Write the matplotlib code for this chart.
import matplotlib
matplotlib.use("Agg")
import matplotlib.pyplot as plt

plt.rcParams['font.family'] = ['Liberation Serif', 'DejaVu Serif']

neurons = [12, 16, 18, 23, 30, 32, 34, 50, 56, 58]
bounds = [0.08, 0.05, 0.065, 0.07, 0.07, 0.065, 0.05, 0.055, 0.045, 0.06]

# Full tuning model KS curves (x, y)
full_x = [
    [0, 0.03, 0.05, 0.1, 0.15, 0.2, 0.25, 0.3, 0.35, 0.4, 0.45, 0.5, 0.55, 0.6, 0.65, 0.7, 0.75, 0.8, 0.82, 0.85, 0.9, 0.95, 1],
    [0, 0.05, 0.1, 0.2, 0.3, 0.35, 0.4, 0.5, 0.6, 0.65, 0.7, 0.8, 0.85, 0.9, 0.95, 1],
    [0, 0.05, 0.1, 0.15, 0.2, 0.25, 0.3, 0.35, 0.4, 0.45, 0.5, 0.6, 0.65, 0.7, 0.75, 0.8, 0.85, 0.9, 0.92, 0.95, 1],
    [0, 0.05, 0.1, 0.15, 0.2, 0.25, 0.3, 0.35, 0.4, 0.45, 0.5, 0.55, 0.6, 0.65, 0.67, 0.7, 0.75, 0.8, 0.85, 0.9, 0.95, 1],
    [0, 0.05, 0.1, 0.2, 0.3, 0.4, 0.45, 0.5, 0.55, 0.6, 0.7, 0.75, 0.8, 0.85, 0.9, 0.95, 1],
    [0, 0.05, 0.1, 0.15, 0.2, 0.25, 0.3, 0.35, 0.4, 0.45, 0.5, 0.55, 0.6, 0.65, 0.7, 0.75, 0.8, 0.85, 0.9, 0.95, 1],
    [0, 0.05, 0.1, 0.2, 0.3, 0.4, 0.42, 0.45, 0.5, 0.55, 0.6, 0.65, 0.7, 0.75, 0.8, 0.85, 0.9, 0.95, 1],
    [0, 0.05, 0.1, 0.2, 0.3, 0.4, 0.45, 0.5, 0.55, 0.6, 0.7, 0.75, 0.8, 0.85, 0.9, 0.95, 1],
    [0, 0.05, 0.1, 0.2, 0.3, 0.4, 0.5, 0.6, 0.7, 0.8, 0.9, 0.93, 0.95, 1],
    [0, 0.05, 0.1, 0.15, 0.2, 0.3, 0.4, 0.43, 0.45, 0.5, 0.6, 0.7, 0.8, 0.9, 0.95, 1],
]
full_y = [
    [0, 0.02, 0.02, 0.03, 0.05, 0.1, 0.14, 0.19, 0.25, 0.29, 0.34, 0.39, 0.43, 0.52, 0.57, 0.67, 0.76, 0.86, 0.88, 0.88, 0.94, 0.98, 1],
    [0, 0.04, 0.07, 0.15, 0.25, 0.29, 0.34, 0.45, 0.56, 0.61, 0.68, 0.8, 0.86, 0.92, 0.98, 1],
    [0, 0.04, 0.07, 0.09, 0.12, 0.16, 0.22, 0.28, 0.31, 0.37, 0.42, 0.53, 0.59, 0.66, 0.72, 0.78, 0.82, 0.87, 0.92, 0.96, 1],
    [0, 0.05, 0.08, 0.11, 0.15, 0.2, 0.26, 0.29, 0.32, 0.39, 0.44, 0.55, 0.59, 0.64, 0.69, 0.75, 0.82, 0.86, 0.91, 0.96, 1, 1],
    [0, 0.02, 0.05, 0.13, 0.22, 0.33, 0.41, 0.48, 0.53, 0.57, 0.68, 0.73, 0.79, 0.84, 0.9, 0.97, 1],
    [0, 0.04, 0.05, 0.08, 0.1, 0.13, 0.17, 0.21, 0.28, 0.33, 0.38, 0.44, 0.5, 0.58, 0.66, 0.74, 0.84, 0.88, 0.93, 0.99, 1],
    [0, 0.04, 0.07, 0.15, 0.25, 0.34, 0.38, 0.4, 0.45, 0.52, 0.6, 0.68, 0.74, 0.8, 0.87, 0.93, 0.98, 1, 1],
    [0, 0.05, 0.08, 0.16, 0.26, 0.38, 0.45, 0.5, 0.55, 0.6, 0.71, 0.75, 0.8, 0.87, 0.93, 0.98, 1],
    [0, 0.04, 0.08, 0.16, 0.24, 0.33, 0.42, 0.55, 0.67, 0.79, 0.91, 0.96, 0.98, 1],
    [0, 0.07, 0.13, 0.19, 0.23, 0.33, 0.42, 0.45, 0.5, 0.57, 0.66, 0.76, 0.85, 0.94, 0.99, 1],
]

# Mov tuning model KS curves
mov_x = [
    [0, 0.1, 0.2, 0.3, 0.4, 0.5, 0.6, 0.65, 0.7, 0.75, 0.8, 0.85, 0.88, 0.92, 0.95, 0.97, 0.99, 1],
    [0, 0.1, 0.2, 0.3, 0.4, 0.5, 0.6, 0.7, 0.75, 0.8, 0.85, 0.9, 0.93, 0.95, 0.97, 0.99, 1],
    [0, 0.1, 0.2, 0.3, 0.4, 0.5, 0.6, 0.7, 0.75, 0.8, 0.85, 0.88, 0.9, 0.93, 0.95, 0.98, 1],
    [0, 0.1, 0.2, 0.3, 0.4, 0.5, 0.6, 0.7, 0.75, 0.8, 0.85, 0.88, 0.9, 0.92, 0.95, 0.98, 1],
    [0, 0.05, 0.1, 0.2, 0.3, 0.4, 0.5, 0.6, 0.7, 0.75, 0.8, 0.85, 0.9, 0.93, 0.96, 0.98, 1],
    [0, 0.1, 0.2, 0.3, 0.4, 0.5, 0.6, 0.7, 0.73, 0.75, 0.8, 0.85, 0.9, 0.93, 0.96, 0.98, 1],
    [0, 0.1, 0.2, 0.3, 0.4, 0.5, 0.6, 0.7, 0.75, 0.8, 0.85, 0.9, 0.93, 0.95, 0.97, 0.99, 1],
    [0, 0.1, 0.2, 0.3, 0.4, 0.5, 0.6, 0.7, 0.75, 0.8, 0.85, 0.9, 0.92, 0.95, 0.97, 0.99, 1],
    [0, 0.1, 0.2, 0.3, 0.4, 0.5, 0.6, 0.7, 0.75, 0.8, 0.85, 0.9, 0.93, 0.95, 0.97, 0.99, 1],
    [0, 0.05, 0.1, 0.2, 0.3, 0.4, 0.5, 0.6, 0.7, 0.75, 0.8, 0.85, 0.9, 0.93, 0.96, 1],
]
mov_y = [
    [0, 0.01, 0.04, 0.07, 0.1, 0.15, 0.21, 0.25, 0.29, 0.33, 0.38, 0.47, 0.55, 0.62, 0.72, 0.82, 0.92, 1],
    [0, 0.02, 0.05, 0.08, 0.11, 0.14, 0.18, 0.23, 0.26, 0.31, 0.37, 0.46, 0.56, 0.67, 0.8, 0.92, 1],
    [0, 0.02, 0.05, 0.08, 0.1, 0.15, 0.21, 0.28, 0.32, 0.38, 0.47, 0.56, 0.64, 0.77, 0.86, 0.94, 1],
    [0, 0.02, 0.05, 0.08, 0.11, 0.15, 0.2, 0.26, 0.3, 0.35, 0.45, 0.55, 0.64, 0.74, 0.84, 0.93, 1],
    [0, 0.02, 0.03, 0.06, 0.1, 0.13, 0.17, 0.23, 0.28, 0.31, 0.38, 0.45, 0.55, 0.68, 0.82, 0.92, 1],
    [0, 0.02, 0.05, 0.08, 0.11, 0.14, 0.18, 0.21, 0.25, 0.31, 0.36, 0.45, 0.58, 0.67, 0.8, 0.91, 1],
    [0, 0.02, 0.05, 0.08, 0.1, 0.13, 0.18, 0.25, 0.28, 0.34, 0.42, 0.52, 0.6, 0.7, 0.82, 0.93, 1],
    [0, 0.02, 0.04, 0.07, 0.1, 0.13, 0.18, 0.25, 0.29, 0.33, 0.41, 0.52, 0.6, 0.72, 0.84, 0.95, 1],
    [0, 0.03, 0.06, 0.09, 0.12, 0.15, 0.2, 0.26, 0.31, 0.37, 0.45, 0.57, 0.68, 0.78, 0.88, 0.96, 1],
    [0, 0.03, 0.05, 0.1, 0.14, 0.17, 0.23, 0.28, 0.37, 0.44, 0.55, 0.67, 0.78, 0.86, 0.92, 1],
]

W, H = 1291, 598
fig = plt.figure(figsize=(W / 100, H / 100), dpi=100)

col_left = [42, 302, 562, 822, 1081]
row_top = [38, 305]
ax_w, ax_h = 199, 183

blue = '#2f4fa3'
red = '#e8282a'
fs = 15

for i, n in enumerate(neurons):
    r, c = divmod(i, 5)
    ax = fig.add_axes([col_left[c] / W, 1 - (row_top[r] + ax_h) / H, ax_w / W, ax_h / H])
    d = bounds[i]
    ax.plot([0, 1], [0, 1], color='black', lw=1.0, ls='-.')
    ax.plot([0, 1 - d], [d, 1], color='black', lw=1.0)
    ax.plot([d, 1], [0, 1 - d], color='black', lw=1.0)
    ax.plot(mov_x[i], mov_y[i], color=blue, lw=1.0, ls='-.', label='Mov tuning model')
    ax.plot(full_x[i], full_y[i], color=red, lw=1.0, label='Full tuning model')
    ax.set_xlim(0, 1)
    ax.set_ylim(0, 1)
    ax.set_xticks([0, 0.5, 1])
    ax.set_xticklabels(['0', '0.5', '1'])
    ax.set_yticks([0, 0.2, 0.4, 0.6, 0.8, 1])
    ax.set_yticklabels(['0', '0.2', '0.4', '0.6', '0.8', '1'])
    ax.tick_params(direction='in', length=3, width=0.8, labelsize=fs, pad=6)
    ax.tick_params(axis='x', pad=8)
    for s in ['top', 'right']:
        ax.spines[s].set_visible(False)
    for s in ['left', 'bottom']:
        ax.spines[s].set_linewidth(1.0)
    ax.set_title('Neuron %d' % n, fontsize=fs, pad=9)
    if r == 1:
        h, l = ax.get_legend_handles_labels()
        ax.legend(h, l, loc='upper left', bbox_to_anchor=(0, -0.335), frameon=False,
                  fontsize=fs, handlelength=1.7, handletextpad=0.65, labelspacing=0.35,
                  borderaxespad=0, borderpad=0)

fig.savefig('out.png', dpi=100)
·····
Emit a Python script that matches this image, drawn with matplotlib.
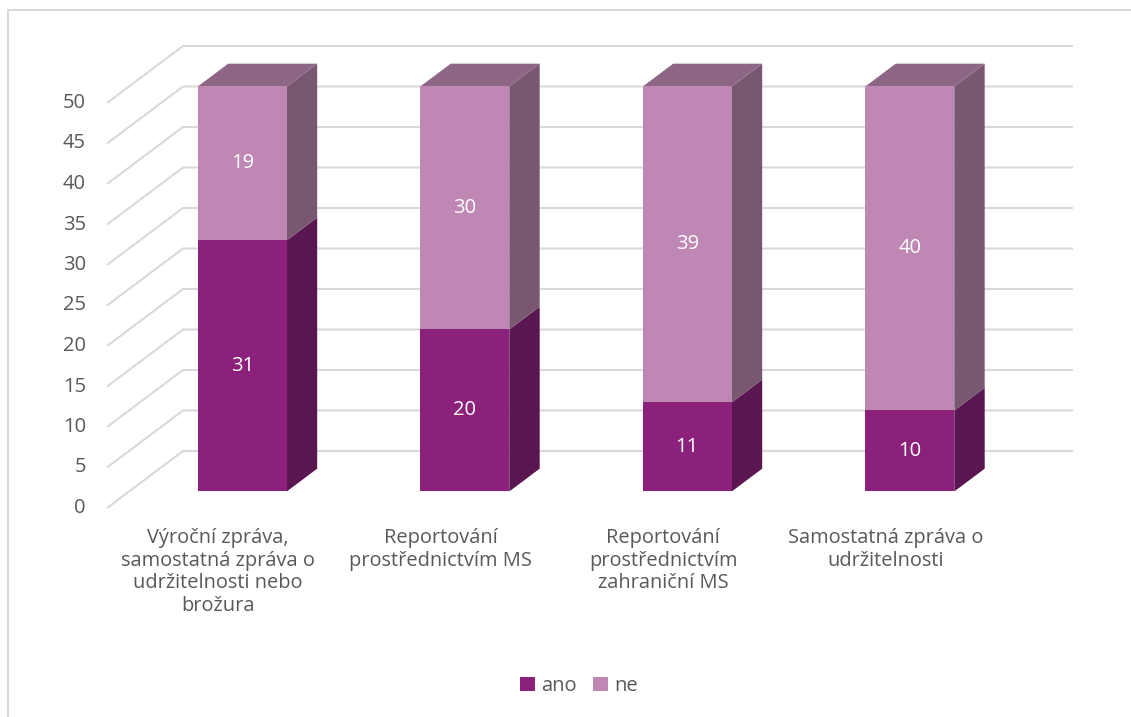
·····
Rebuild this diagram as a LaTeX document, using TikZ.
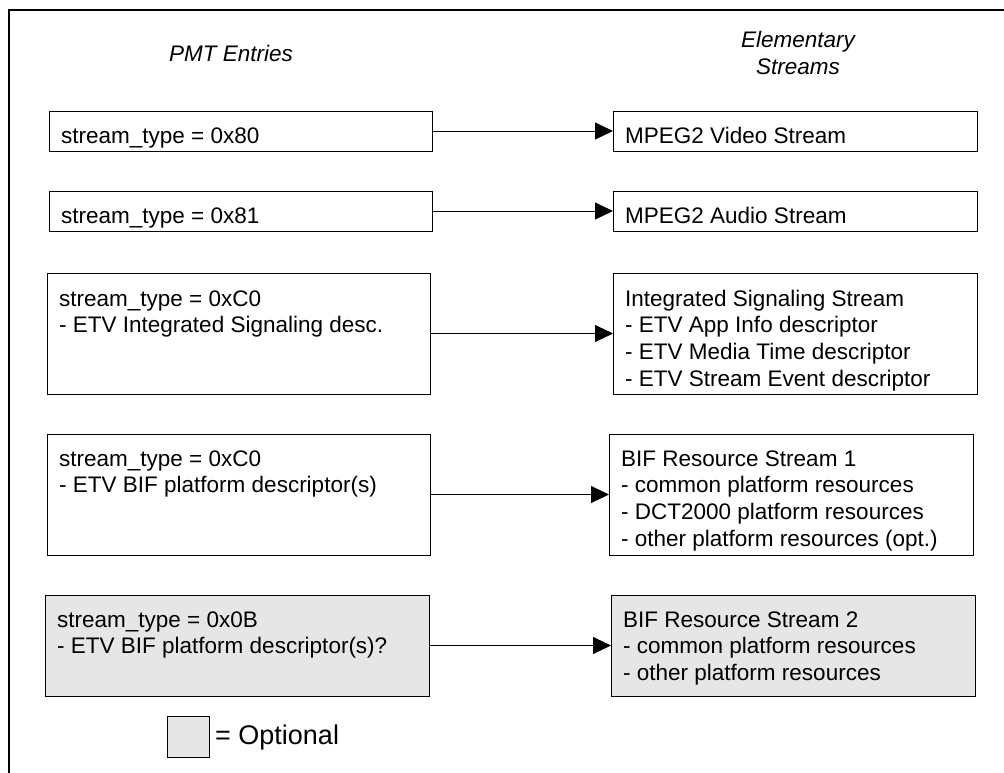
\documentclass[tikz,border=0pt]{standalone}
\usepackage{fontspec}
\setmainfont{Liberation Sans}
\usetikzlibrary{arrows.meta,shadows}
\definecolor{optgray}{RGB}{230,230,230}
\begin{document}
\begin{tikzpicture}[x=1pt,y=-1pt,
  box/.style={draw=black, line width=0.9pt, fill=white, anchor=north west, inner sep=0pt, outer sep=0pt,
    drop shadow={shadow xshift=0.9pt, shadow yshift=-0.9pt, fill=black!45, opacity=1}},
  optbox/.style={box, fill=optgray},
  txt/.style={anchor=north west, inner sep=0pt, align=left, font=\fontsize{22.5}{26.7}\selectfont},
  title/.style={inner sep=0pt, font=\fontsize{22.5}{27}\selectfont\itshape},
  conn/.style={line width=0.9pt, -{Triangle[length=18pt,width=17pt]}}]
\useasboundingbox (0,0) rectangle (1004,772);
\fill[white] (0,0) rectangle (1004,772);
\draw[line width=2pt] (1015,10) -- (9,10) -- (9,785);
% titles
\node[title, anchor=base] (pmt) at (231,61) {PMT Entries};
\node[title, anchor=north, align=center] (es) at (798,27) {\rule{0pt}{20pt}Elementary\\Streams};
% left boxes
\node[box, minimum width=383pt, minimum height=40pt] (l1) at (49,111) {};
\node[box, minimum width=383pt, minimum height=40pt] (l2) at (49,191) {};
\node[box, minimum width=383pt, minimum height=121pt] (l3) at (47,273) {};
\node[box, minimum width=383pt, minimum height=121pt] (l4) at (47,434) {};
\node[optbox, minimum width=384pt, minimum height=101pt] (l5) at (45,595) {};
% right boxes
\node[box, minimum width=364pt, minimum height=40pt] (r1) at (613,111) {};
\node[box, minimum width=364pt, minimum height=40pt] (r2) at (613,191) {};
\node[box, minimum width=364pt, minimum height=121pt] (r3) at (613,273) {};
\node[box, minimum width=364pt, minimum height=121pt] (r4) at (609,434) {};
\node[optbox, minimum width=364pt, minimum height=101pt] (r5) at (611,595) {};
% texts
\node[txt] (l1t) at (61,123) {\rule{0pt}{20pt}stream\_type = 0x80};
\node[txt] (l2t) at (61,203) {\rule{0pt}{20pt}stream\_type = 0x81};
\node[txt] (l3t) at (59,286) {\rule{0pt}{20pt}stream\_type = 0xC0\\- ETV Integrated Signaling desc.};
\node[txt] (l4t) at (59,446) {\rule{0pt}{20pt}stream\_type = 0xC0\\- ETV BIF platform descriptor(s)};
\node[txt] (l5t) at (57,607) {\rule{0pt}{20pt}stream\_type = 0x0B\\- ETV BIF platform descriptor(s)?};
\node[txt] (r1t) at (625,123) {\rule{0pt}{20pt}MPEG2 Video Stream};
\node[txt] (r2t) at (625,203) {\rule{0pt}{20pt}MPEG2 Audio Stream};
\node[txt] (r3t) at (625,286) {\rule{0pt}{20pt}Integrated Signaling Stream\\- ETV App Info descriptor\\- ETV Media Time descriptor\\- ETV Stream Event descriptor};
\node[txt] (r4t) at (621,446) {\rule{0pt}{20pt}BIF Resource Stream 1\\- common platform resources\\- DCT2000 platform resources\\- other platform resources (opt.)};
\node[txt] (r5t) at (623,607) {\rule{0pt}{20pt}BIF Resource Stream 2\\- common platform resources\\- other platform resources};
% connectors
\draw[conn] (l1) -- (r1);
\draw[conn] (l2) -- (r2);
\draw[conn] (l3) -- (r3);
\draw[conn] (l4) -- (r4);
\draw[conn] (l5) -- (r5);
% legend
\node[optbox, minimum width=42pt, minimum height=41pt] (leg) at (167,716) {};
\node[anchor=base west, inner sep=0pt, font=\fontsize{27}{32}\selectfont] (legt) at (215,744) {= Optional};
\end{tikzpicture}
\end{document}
·····
*WHAT TO PRODUCE:*
Start at the line with "Write the matplotlib code for this chart." and stop after the line with "0.055, 0.045, 0.06]". Repeat exactly the lines in that range.

*OUTPUT FOR THIS EXERCISE:*
Write the matplotlib code for this chart.
import matplotlib
matplotlib.use("Agg")
import matplotlib.pyplot as plt

plt.rcParams['font.family'] = ['Liberation Serif', 'DejaVu Serif']

neurons = [12, 16, 18, 23, 30, 32, 34, 50, 56, 58]
bounds = [0.08, 0.05, 0.065, 0.07, 0.07, 0.065, 0.05, 0.055, 0.045, 0.06]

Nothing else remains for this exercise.